Internal combustion engines having direct gasoline injection may provide reduced carbon dioxide (CO2) emissions. Since these engines are predominantly operated with a lean fuel-air mixture, they are provided with a nitrogen-oxide (NOx) storage catalytic converter, which stores NOx emissions formed in the lean mixture phase, and is freed from the stored nitrogen oxides by operating the engine with a rich mixture. Since engines having direct gasoline injection are also operated at lambda=1, the NOx storage catalytic converters are, generally, also capable of storing oxygen. A conventional three-way catalyst may be used, for example, to store oxygen.
Since the capability of a catalytic converter to store nitrogen oxides is limited, the catalyst is regenerated from time to time. The times for beginning and ending the regeneration are important with regard to the emissions discharged in back of the catalyst into the environment. During lean operation of an internal combustion engine, the NOx storage catalyst is filled with nitrogen oxides and the three-way catalyst is filled with oxygen. The beginning of the regeneration phase is stipulated by an NOx storage model. This models the amount of nitrogen oxides introduced into the NOx storage catalyst and therefore models its NOx level. If the modeled variable exceeds a specifiable threshold, then a regeneration phase (operation of the internal combustion engine with a rich mixture) is initiated.
It has been shown that, when the engine is operated with a rich mixture, the NOx storage catalyst is initially emptied before the oxygen reservoir is completely emptied. When regeneration is performed so long that the oxygen reservoir is completely emptied, then this creates high hydrocarbon (HC) emissions, since the rich mixture is no longer buffered by the oxygen reservoir. For this reason, it is important to just regenerate the catalytic converter long enough to empty the NOx storage device, but the oxygen reservoir should not yet be emptied.
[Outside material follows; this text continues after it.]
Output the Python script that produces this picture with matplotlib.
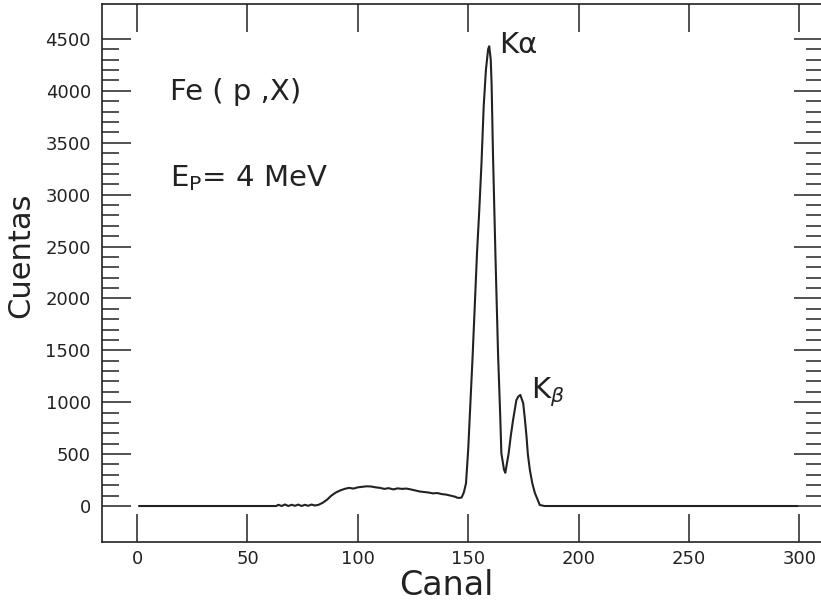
import matplotlib.pyplot as plt
from matplotlib.ticker import FixedLocator

# espectro PIXE de Fe
canal = [1, 63, 64, 65.5, 67, 68.5, 70, 71.5, 73, 74.5, 76, 77.5, 79, 80.5,
         82, 84, 86, 88, 90, 92, 94, 96, 98, 100, 102, 104, 106, 108, 110,
         112, 114, 116, 118, 120, 122, 124, 126, 128, 130, 132, 134, 136,
         138, 140, 142, 144, 145, 146, 147, 148, 149, 150, 151, 152, 153,
         154, 155, 156, 157, 158, 159, 159.5, 160.2, 160.6, 161.2, 162.3,
         163.5, 164.5, 165, 166.2, 166.8, 168.3, 169.3, 170.3, 171.8, 172.7,
         173.6, 174.9, 175.6, 176.4, 177, 177.9, 179, 180.2, 182.4, 184.6,
         299]
cuentas = [0, 0, 12, 0, 15, 0, 12, 2, 14, 0, 12, 2, 14, 5,
           10, 30, 60, 100, 130, 150, 165, 175, 168, 180, 185, 190, 188, 180, 175,
           165, 172, 160, 170, 165, 168, 160, 150, 140, 135, 130, 122, 125,
           115, 110, 100, 90, 80, 78, 82, 130, 220, 550, 1000, 1450, 1950,
           2450, 2850, 3300, 3850, 4200, 4400, 4430, 4300, 4050, 3400, 2435,
           1470, 860, 510, 350, 320, 507, 680, 828, 1020, 1055,
           1070, 990, 850, 670, 500, 350, 220, 125, 10, 0,
           0]

x_ticks = [0, 50, 100, 150, 200, 250, 300]
y_ticks = [0, 500, 1000, 1500, 2000, 2500, 3000, 3500, 4000, 4500]
y_minor = [v for v in range(100, 4500, 100) if v % 500 != 0]

fig = plt.figure(figsize=(8.21, 6.04), dpi=100)
ax = fig.add_axes([0.1242, 0.1026, 0.8788, 0.8908])

ax.plot(canal, cuentas, color='#222222', lw=1.5)

ax.set_xlim(-15.9, 310.9)
ax.set_ylim(-347, 4837)
ax.set_xticks(x_ticks)
ax.set_yticks(y_ticks)
ax.yaxis.set_minor_locator(FixedLocator(y_minor))

ax.tick_params(axis='x', direction='in', length=20, width=1.1, top=True,
               labelsize=13, pad=6, colors='#222222')
ax.tick_params(axis='y', which='major', direction='in', length=21, width=1.1,
               right=True, labelsize=13, pad=8, colors='#222222')
ax.tick_params(axis='y', which='minor', direction='in', length=12, width=1.1,
               right=True, colors='#222222')
for s in ax.spines.values():
    s.set_linewidth(1.2)
    s.set_color('#222222')

ax.set_xlabel('Canal', fontsize=24, color='#222222')
ax.xaxis.set_label_coords(0.477, -0.05)
ax.set_ylabel('Cuentas', fontsize=22, color='#222222')
ax.yaxis.set_label_coords(-0.092, 0.533)

ax.text(15, 3990, 'Fe ( p ,X)', fontsize=21, va='center', color='#222222')
ax.text(15, 3160, r'E$_{\mathsf{P}}$= 4 MeV', fontsize=21, va='center',
        color='#222222')
ax.text(164, 4440, 'K\u03b1', fontsize=21, va='center', color='#222222')
ax.text(178.5, 1100, r'K$_{\beta}$', fontsize=21, va='center', color='#222222')

fig.savefig('out.png', dpi=100)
This constitutes regeneration that is optimal with respect to hydrocarbons.
German Published Patent Application No. 198 01 625 discusses that the regeneration phase may be ended when an output signal, e.g., an output voltage, of the exhaust-gas sensor arranged behind the catalytic converter exceeds a specifiable threshold value. It is then assumed that the NOx store is completely emptied but the oxygen store is not completely emptied. However, this conventional method provides that the output signal of the exhaust-gas sensor is subject to certain fluctuations and may therefore exceed the predetermined threshold value at various times. The fluctuations of the output signal are caused by manufacturing tolerances and temperature fluctuations of the exhaust-gas sensor.
It is an object of the present invention to be able to detect the end of a regeneration phase of the catalytic converter as safely and reliably as possible.
In order to achieve this object, the method according to the present invention involves evaluating the gradient of an output signal of the exhaust-gas sensor.